■ Instructions for the task
Below this line are records; write out exactly the lines from the one containing "Write a Python" through the one containing "import pandas as pd", with the pictures left out.

■ Record extracts
--------

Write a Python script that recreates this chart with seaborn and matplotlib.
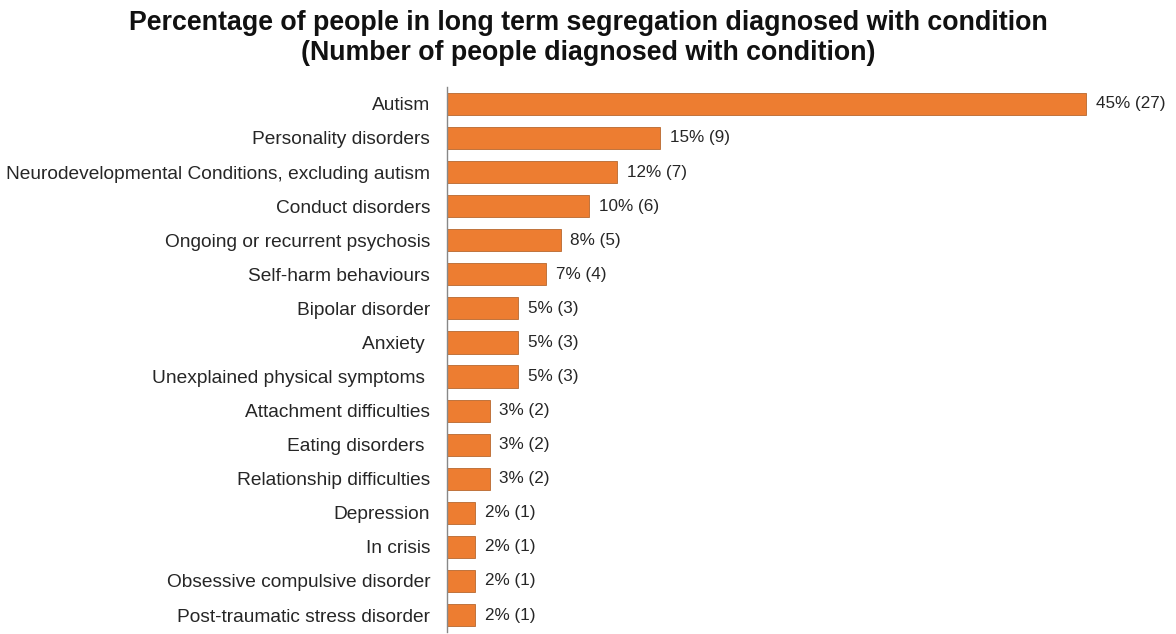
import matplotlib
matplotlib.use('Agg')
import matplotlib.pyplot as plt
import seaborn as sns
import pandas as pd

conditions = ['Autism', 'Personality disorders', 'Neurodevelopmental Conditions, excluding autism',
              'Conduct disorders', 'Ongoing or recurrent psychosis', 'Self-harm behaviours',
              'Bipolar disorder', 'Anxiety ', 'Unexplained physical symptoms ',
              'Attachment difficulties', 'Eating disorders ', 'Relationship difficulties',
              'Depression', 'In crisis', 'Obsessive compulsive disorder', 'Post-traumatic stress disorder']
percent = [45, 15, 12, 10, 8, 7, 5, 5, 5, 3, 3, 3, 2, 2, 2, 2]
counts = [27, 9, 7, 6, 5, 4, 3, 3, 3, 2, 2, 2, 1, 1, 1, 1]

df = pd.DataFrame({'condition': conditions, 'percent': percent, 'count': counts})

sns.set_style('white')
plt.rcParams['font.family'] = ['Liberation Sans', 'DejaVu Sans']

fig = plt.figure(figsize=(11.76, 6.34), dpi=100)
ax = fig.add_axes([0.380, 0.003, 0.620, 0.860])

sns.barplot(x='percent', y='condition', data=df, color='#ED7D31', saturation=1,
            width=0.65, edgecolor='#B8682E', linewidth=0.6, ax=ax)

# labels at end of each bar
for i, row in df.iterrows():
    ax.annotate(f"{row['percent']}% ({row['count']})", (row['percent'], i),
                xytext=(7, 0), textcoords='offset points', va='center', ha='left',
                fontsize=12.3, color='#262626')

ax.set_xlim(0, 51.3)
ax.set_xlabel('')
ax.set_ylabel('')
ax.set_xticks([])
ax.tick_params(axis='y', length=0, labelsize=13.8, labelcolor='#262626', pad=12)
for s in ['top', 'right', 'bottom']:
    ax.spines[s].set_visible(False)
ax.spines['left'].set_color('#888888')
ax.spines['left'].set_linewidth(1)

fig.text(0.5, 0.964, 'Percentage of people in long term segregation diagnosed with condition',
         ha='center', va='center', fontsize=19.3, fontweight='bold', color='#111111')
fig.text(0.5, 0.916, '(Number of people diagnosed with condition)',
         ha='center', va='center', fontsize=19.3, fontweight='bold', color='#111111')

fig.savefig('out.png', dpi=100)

--------

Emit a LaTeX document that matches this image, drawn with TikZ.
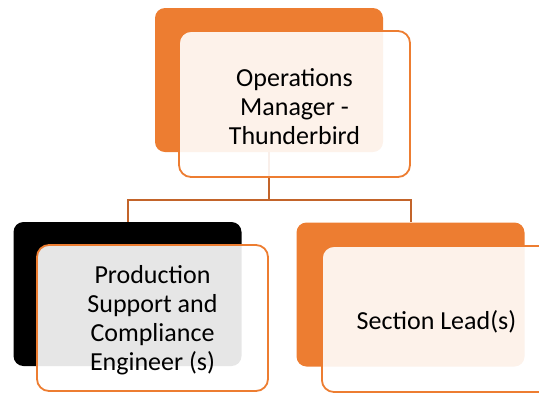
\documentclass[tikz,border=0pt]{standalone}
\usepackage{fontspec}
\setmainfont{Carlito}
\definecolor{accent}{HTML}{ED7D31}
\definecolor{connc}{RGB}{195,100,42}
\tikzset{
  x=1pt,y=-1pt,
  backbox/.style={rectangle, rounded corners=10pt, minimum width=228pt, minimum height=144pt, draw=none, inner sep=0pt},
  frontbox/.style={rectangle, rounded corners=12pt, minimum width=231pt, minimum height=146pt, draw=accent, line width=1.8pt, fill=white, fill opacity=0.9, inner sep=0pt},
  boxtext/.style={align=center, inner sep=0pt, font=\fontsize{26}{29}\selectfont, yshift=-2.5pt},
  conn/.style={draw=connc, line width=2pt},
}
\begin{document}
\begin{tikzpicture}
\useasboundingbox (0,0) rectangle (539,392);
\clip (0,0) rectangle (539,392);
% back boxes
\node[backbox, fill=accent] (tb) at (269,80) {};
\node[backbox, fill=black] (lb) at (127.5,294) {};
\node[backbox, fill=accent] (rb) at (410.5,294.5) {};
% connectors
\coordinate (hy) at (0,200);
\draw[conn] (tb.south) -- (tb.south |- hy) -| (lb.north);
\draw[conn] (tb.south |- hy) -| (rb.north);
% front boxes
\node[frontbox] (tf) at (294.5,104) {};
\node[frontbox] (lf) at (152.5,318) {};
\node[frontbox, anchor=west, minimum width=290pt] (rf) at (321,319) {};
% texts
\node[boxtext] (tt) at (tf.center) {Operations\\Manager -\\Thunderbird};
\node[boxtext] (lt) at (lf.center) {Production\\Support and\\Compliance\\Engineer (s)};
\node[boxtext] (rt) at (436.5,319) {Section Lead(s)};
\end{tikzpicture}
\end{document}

--------

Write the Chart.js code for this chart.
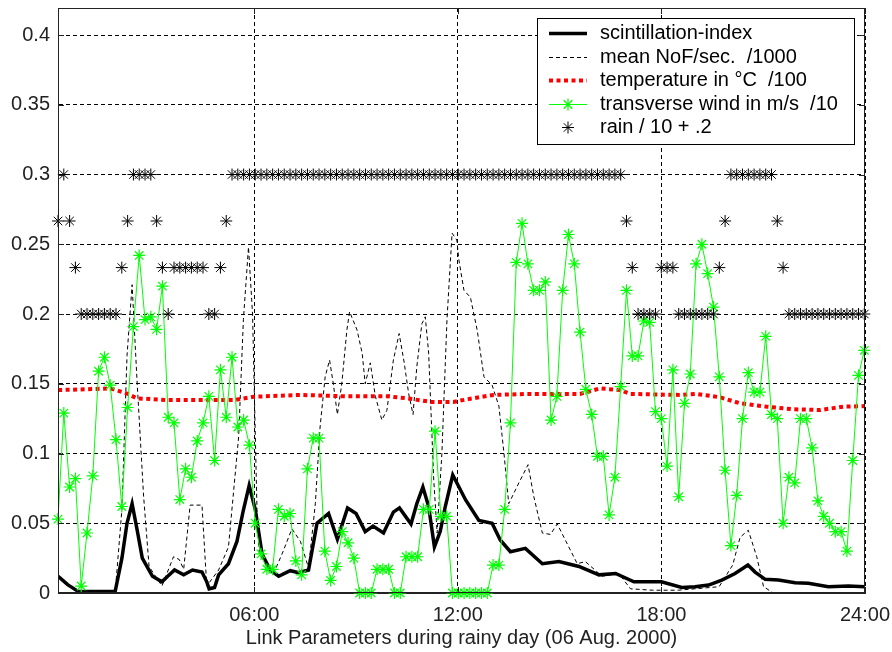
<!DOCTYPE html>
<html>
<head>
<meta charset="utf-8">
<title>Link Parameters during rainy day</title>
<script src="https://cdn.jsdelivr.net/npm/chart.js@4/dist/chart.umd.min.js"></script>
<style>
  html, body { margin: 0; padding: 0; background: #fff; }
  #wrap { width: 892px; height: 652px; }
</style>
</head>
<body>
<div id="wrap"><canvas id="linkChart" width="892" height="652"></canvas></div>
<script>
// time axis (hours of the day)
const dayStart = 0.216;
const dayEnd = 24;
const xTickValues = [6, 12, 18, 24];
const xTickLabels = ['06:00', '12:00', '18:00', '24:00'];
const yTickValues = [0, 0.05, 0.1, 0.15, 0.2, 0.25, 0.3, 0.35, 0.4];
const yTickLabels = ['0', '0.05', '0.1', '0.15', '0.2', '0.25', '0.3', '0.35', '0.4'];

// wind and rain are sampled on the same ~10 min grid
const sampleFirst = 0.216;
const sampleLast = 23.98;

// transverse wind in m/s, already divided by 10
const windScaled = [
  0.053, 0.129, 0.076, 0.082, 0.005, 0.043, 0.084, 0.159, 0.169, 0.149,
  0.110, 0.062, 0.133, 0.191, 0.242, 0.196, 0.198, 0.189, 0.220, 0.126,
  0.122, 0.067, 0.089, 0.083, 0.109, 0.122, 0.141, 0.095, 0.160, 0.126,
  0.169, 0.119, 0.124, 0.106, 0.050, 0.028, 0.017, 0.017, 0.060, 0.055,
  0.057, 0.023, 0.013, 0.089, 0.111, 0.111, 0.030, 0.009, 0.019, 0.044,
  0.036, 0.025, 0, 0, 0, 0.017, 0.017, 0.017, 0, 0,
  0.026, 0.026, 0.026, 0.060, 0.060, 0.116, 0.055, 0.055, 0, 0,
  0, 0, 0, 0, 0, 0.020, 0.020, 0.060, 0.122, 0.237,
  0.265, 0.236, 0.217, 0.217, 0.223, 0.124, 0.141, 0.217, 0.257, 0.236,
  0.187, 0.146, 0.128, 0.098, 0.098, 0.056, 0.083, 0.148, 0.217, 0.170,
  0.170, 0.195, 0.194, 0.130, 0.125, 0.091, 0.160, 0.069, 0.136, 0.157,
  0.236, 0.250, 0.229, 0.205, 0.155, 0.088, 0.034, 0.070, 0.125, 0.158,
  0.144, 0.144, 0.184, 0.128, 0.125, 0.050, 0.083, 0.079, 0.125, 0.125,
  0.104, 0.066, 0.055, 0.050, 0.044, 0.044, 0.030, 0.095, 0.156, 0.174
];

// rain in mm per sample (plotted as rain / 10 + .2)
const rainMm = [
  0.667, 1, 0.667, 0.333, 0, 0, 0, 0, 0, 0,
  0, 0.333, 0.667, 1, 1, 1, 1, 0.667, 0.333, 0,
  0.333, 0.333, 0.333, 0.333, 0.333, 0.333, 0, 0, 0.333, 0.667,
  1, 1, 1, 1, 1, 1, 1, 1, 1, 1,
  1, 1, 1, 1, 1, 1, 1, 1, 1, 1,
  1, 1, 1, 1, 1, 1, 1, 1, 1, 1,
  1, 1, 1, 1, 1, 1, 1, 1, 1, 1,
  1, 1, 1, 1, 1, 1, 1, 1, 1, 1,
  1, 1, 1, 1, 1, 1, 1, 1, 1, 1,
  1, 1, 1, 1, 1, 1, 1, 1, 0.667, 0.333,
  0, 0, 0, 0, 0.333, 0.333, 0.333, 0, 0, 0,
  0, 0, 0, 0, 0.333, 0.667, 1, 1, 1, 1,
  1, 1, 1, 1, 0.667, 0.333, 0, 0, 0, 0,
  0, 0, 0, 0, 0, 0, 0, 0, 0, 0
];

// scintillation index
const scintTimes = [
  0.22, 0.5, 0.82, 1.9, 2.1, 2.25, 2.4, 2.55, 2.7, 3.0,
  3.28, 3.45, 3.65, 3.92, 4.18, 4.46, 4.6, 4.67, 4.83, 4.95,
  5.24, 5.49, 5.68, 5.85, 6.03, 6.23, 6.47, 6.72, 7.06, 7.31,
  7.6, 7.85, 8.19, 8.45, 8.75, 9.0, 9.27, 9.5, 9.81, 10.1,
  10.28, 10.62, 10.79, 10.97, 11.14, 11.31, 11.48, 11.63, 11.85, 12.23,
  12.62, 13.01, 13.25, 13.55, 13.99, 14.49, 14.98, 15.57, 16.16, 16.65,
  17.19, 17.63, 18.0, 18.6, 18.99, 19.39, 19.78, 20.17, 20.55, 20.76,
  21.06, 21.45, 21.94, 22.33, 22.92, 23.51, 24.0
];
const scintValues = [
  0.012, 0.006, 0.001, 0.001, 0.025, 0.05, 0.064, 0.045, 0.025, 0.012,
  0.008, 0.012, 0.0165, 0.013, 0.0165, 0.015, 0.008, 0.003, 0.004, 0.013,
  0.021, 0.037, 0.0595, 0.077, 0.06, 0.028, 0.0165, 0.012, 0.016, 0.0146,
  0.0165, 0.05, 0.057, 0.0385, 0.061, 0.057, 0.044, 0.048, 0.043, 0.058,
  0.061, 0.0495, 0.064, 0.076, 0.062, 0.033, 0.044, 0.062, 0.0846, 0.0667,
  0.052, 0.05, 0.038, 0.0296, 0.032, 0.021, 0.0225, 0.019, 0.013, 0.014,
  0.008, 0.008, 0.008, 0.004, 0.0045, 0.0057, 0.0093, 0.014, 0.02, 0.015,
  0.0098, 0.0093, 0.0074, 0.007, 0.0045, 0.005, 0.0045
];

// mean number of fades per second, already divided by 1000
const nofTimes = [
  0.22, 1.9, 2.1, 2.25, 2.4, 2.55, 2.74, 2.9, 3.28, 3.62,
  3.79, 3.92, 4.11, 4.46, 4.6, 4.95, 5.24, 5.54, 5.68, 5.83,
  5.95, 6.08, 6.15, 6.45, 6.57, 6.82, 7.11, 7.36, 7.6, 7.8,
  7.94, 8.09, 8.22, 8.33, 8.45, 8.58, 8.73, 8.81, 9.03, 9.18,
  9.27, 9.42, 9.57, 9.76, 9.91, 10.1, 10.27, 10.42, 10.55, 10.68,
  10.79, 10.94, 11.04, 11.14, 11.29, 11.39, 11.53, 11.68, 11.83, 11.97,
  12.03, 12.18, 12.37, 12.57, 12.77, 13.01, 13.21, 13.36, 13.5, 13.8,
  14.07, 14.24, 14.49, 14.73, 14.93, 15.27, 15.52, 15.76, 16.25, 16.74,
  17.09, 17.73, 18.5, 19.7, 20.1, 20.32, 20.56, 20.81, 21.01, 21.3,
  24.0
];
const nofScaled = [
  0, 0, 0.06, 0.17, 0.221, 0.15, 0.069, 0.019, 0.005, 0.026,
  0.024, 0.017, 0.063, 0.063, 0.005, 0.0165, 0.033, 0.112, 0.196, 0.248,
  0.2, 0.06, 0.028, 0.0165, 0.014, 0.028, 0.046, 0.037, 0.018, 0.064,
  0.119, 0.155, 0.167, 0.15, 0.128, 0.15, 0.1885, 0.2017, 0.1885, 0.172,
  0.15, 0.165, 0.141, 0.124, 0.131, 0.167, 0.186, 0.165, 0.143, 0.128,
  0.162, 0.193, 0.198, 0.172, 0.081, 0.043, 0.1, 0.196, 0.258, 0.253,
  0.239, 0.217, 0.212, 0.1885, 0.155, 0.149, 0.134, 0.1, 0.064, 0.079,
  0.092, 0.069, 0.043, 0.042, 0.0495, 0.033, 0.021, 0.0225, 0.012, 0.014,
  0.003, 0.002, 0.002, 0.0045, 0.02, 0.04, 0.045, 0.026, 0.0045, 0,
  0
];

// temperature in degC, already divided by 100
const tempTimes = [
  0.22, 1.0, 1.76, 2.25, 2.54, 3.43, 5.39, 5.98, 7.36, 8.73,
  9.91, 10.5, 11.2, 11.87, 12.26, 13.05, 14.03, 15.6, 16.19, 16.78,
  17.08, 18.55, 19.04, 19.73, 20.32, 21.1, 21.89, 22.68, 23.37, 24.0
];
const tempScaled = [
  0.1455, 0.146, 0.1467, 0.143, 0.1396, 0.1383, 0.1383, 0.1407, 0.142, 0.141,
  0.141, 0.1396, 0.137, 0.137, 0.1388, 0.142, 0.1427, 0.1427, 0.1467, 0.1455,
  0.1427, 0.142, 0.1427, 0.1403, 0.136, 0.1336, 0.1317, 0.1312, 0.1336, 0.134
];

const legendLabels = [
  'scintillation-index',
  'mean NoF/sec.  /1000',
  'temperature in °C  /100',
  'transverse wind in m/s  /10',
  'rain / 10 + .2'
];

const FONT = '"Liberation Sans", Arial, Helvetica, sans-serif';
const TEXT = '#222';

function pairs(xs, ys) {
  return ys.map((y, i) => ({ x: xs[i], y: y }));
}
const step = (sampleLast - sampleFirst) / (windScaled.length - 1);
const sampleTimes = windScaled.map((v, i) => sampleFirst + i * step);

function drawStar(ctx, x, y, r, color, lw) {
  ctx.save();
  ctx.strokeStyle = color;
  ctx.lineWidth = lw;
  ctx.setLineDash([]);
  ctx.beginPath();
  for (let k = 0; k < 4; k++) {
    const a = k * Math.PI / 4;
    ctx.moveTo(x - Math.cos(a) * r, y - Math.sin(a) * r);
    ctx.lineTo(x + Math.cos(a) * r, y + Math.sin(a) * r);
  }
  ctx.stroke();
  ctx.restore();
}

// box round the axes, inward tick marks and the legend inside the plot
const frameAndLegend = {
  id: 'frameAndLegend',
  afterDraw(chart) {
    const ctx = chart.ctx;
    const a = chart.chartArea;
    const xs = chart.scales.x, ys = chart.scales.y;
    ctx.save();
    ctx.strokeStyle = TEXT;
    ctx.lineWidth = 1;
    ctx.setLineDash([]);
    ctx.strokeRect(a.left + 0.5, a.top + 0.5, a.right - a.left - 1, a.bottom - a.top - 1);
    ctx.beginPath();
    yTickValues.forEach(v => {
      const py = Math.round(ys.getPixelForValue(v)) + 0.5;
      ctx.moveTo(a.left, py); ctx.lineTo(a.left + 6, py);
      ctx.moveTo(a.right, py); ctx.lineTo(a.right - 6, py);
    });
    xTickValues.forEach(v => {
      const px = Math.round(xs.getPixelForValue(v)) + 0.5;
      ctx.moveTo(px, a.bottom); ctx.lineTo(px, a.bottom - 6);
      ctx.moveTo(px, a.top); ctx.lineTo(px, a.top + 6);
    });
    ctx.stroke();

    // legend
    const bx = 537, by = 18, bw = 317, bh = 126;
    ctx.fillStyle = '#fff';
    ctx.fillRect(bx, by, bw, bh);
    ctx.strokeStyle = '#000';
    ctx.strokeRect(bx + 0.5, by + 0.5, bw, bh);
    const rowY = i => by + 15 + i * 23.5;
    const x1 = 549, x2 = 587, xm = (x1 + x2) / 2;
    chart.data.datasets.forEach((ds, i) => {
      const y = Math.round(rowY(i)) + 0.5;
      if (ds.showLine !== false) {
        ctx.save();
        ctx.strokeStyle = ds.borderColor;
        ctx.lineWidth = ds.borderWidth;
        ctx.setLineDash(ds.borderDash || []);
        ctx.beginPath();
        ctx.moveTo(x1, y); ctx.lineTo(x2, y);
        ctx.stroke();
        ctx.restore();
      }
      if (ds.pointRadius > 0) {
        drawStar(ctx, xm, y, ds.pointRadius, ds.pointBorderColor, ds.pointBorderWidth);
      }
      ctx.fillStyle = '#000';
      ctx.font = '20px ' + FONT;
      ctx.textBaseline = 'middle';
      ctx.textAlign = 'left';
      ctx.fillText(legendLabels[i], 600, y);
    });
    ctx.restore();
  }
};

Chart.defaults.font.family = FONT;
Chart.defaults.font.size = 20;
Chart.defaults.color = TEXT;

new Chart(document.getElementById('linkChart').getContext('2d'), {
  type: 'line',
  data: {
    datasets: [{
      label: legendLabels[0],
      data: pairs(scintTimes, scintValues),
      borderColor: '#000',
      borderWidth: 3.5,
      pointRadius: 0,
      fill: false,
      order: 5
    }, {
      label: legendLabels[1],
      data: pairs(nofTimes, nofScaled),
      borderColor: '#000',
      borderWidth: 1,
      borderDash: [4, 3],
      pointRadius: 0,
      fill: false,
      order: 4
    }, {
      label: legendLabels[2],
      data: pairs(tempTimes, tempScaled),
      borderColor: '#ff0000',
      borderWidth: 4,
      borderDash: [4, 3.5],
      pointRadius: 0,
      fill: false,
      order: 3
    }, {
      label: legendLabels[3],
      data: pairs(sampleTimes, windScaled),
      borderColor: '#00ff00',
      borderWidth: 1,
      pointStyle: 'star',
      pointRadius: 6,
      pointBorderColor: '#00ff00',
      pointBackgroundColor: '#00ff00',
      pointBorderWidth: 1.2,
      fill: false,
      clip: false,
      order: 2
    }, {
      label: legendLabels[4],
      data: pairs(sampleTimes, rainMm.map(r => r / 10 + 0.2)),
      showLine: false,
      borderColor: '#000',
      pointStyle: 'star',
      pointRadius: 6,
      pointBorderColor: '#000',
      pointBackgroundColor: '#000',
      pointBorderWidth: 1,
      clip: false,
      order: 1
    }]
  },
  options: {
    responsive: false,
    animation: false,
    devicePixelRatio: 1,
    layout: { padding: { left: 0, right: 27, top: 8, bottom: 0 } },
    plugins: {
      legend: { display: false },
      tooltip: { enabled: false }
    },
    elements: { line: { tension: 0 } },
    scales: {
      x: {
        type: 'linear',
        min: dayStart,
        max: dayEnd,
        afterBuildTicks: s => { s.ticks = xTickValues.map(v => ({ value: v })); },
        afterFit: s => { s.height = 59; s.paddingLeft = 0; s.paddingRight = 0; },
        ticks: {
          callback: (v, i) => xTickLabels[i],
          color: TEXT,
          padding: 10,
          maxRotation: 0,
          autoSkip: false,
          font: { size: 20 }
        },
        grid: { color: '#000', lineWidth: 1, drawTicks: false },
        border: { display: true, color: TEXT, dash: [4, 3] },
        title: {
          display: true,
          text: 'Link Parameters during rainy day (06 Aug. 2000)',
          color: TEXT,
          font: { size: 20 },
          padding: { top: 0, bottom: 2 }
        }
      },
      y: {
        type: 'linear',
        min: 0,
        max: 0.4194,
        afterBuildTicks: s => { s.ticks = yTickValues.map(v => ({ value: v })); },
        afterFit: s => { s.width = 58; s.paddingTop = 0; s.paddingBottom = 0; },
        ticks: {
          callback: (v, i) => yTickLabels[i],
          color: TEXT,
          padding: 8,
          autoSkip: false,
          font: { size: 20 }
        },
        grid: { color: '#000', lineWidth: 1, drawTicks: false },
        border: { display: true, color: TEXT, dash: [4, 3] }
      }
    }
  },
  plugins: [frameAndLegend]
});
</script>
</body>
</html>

--------

■ Exercise answer
Write a Python script that recreates this chart with seaborn and matplotlib.
import matplotlib
matplotlib.use('Agg')
import matplotlib.pyplot as plt
import seaborn as sns
import pandas as pd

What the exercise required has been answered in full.